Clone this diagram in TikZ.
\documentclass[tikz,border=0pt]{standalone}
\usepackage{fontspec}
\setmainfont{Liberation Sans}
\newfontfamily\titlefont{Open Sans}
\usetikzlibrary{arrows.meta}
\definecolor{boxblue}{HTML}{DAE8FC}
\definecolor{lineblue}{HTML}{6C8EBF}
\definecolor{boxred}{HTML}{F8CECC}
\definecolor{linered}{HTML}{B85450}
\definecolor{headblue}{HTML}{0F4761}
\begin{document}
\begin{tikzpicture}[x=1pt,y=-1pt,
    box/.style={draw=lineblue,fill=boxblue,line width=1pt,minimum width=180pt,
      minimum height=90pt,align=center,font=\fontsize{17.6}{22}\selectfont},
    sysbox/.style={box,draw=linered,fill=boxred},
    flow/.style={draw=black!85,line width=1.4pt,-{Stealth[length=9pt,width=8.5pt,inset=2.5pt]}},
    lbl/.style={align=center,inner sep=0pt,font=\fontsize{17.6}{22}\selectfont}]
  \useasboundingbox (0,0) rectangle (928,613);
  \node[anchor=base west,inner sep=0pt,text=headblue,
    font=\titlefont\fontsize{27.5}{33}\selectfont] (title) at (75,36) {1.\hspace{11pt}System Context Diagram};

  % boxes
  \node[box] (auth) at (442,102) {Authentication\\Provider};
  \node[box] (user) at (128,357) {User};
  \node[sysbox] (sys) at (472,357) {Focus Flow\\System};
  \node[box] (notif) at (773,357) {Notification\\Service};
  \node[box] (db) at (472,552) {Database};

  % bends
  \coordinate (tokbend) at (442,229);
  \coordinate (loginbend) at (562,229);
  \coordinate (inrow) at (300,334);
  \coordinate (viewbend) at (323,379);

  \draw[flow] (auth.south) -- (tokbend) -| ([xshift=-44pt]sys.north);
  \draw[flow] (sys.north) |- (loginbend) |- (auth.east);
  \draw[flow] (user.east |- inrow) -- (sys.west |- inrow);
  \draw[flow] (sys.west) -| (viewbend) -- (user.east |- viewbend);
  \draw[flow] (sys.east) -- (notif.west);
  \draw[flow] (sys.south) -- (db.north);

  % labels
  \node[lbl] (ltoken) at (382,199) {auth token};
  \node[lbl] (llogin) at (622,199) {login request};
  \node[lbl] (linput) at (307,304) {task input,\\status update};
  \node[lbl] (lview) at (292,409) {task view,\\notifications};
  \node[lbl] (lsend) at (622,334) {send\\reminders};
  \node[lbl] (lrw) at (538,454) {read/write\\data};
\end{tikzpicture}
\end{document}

Instructions to follow
Return the full listing, character for character.

Written response
Clone this diagram in TikZ.
\documentclass[tikz,border=0pt]{standalone}
\usepackage{fontspec}
\setmainfont{Liberation Sans}
\newfontfamily\titlefont{Open Sans}
\usetikzlibrary{arrows.meta}
\definecolor{boxblue}{HTML}{DAE8FC}
\definecolor{lineblue}{HTML}{6C8EBF}
\definecolor{boxred}{HTML}{F8CECC}
\definecolor{linered}{HTML}{B85450}
\definecolor{headblue}{HTML}{0F4761}
\begin{document}
\begin{tikzpicture}[x=1pt,y=-1pt,
    box/.style={draw=lineblue,fill=boxblue,line width=1pt,minimum width=180pt,
      minimum height=90pt,align=center,font=\fontsize{17.6}{22}\selectfont},
    sysbox/.style={box,draw=linered,fill=boxred},
    flow/.style={draw=black!85,line width=1.4pt,-{Stealth[length=9pt,width=8.5pt,inset=2.5pt]}},
    lbl/.style={align=center,inner sep=0pt,font=\fontsize{17.6}{22}\selectfont}]
  \useasboundingbox (0,0) rectangle (928,613);
  \node[anchor=base west,inner sep=0pt,text=headblue,
    font=\titlefont\fontsize{27.5}{33}\selectfont] (title) at (75,36) {1.\hspace{11pt}System Context Diagram};

  % boxes
  \node[box] (auth) at (442,102) {Authentication\\Provider};
  \node[box] (user) at (128,357) {User};
  \node[sysbox] (sys) at (472,357) {Focus Flow\\System};
  \node[box] (notif) at (773,357) {Notification\\Service};
  \node[box] (db) at (472,552) {Database};

  % bends
  \coordinate (tokbend) at (442,229);
  \coordinate (loginbend) at (562,229);
  \coordinate (inrow) at (300,334);
  \coordinate (viewbend) at (323,379);

  \draw[flow] (auth.south) -- (tokbend) -| ([xshift=-44pt]sys.north);
  \draw[flow] (sys.north) |- (loginbend) |- (auth.east);
  \draw[flow] (user.east |- inrow) -- (sys.west |- inrow);
  \draw[flow] (sys.west) -| (viewbend) -- (user.east |- viewbend);
  \draw[flow] (sys.east) -- (notif.west);
  \draw[flow] (sys.south) -- (db.north);

  % labels
  \node[lbl] (ltoken) at (382,199) {auth token};
  \node[lbl] (llogin) at (622,199) {login request};
  \node[lbl] (linput) at (307,304) {task input,\\status update};
  \node[lbl] (lview) at (292,409) {task view,\\notifications};
  \node[lbl] (lsend) at (622,334) {send\\reminders};
  \node[lbl] (lrw) at (538,454) {read/write\\data};
\end{tikzpicture}
\end{document}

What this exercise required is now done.